Dataset excerpt >>
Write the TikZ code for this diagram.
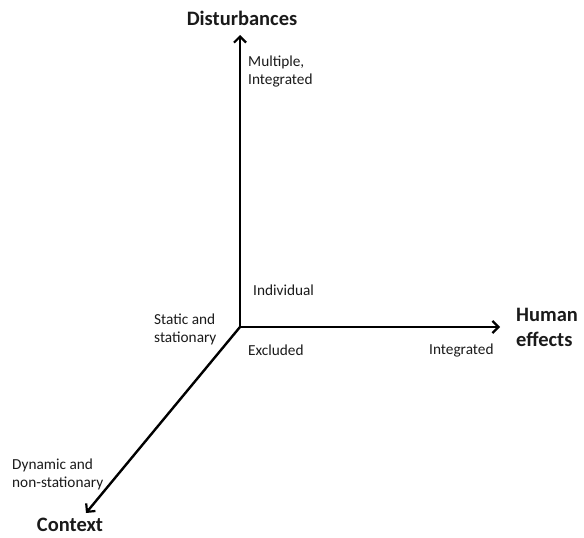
\documentclass[tikz,border=0pt]{standalone}
\usepackage{fontspec}
\setmainfont{Carlito}
\usetikzlibrary{arrows.meta}
\definecolor{inkdark}{HTML}{1A1A1A}
\tikzset{
  axis/.style={line width=2.4pt, draw=black, -{Straight Barb[length=6pt, width=12pt, line width=2.2pt]}},
  tick/.style={font=\fontsize{15.3}{18}\selectfont, text=inkdark, inner sep=0pt, align=left},
  title/.style={font=\fontsize{20.5}{25}\selectfont\bfseries, text=inkdark, inner sep=0pt, align=left},
}
\begin{document}
\begin{tikzpicture}[x=1pt, y=-1pt]
  \useasboundingbox (0,0) rectangle (584,538);
  % axis ends
  \coordinate (O) at (240,327);
  \coordinate (up) at (240,35);
  \coordinate (right) at (500,327);
  \coordinate (down) at (86,513);
  % the three axes
  \draw[axis] (O) -- (up);
  \draw[axis] (O) -- (right);
  \draw[axis] (O) -- (down);
  % axis titles
  \node[title, anchor=center] (dist) at (242,18) {Disturbances};
  \node[title, anchor=west] (human) at (516,327.5) {Human\\effects};
  \node[title, anchor=center] (ctx) at (70,525) {Context};
  % value labels
  \node[tick, anchor=west] (multi) at (248,72) {Multiple,\\Integrated};
  \node[tick, anchor=west] (indiv) at (253,290) {Individual};
  \node[tick, anchor=west] (static) at (154,329) {Static and\\stationary};
  \node[tick, anchor=west] (excl) at (248,350) {Excluded};
  \node[tick, anchor=west] (integ) at (429,350) {Integrated};
  \node[tick, anchor=west] (dyn) at (12,474) {Dynamic and\\non-stationary};
\end{tikzpicture}
\end{document}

Exercise directions >>
Replicate the material above verbatim; images stay out of the copy.

Response >>
Write the TikZ code for this diagram.
\documentclass[tikz,border=0pt]{standalone}
\usepackage{fontspec}
\setmainfont{Carlito}
\usetikzlibrary{arrows.meta}
\definecolor{inkdark}{HTML}{1A1A1A}
\tikzset{
  axis/.style={line width=2.4pt, draw=black, -{Straight Barb[length=6pt, width=12pt, line width=2.2pt]}},
  tick/.style={font=\fontsize{15.3}{18}\selectfont, text=inkdark, inner sep=0pt, align=left},
  title/.style={font=\fontsize{20.5}{25}\selectfont\bfseries, text=inkdark, inner sep=0pt, align=left},
}
\begin{document}
\begin{tikzpicture}[x=1pt, y=-1pt]
  \useasboundingbox (0,0) rectangle (584,538);
  % axis ends
  \coordinate (O) at (240,327);
  \coordinate (up) at (240,35);
  \coordinate (right) at (500,327);
  \coordinate (down) at (86,513);
  % the three axes
  \draw[axis] (O) -- (up);
  \draw[axis] (O) -- (right);
  \draw[axis] (O) -- (down);
  % axis titles
  \node[title, anchor=center] (dist) at (242,18) {Disturbances};
  \node[title, anchor=west] (human) at (516,327.5) {Human\\effects};
  \node[title, anchor=center] (ctx) at (70,525) {Context};
  % value labels
  \node[tick, anchor=west] (multi) at (248,72) {Multiple,\\Integrated};
  \node[tick, anchor=west] (indiv) at (253,290) {Individual};
  \node[tick, anchor=west] (static) at (154,329) {Static and\\stationary};
  \node[tick, anchor=west] (excl) at (248,350) {Excluded};
  \node[tick, anchor=west] (integ) at (429,350) {Integrated};
  \node[tick, anchor=west] (dyn) at (12,474) {Dynamic and\\non-stationary};
\end{tikzpicture}
\end{document}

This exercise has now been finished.